Please note, these students may be considered as independent students for the purposes of the OSAP assessment, but would not be considered eligible for the Ontario Access Grant for Crown Wards since this grant is specifically intended for students who were made wards of the Crown in Ontario. In other words, their student category must not be changed.
Note: While students may wish to provide a Court Order as a form of verification of their current or former status as a Crown ward, these Orders sometimes contain personal information about third parties, such as siblings or parents that the student does not have permission to disclose. Therefore, students should be encouraged to request a letter from their Children’s Aid Society or equivalent agency. If a student is unable to obtain a letter from his or her Children’s Aid Society or equivalent agency, and chooses to provide a Court Order, FAAs may not make a copy of the Order and must, instead, make a notation on the student’s file that a Court Order that confirmed the student’s Crown ward status was viewed.
This review may be used to adjust the high school completion date for the sole purpose of determining eligibility for the OTG. The review may be used for students who apply for the OTG through the OTG-only application or the OSAP application.
Both the OSAP and OTG-only applications ask a student to report the date that they last attended high school on a full-time basis, On both applications, instructions indicate that if they left high school for at least one year, and later returned to high school, they should enter the date they first left high school.
For the purposes of the OSAP assessment, using the earlier date ensures that students who complete high school as mature students are less likely to be considered dependent students.
For the purposes of determining eligibility for the OTG, if a student returns to high school after being absent for at least one year, they may be considered eligible for the OTG if the last time they attended high school on a full time basis was less than four years before the start of the current study period (or six years for a student with a permanent disability). This review will not affect student’s status with respect to their OSAP application and/or any other type of OSAP funding (e.g., single independent, single dependent, married, sole support parent)
On the OSAP application, a student enters a “last attended high school date” of January 1, 2008, thus making her a single independent student for the purpose of OSAP funding, and ineligible for an OTG.
The student requests a review because January 1, 2008 is the first time she left high school. The most recent date she attended high school was June 20, 2011.
The student’s study period starts September 7, 2013. Since June 20, 2011 is less than four years (or six years if she has a disability) before the start of the current study period, the student may be considered eligible for the OTG, if all other eligibility criterion are met.
Note: Students who return to high school after dropping out, may choose to obtain their high school credits through a secondary school or an Independent Learning Centre which is Ontario’s designated provider of Ministry of Education credits and the Ontario Secondary School Diploma (OSSD) through distance education.

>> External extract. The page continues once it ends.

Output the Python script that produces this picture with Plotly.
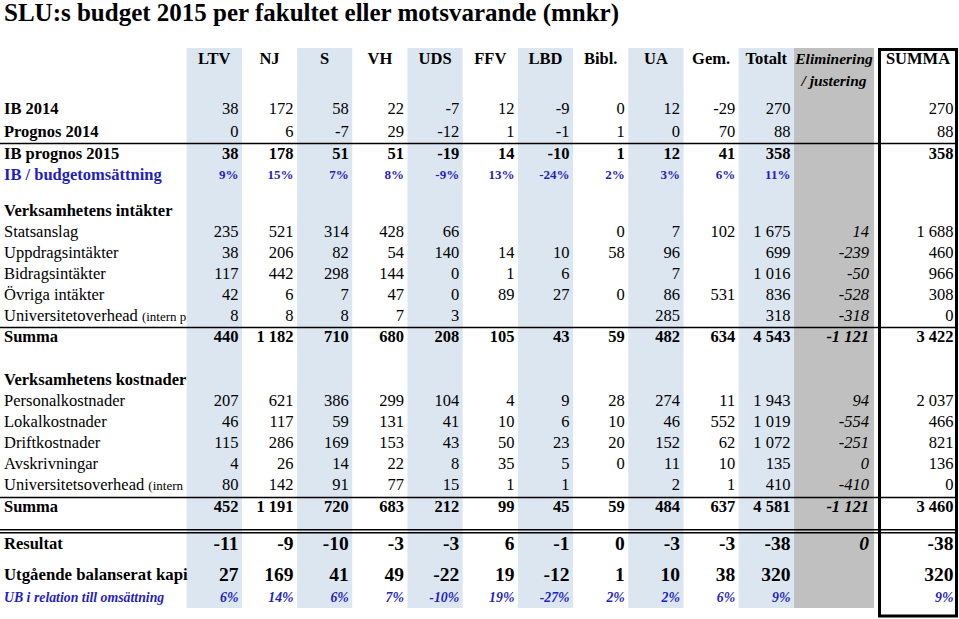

A student may request a review to extend eligibility for the OTG if he or she was performing full-time military service with the Canadian Forces during any portion of the first four years after completion of high school (or six years for a student with a permanent disability). Periods of basic military training may be included in determining the extension, but not education and training opportunities paid by the Forces (e.g., Subsidized Education plans for candidates who enter the Regular Force through the option to have the Canadian Forces fund their technical college or university studies).
Note: if the review is approved, the student will be required to provide all additional documentation required for the OTG, i.e., parental income information and signed parental signature pages.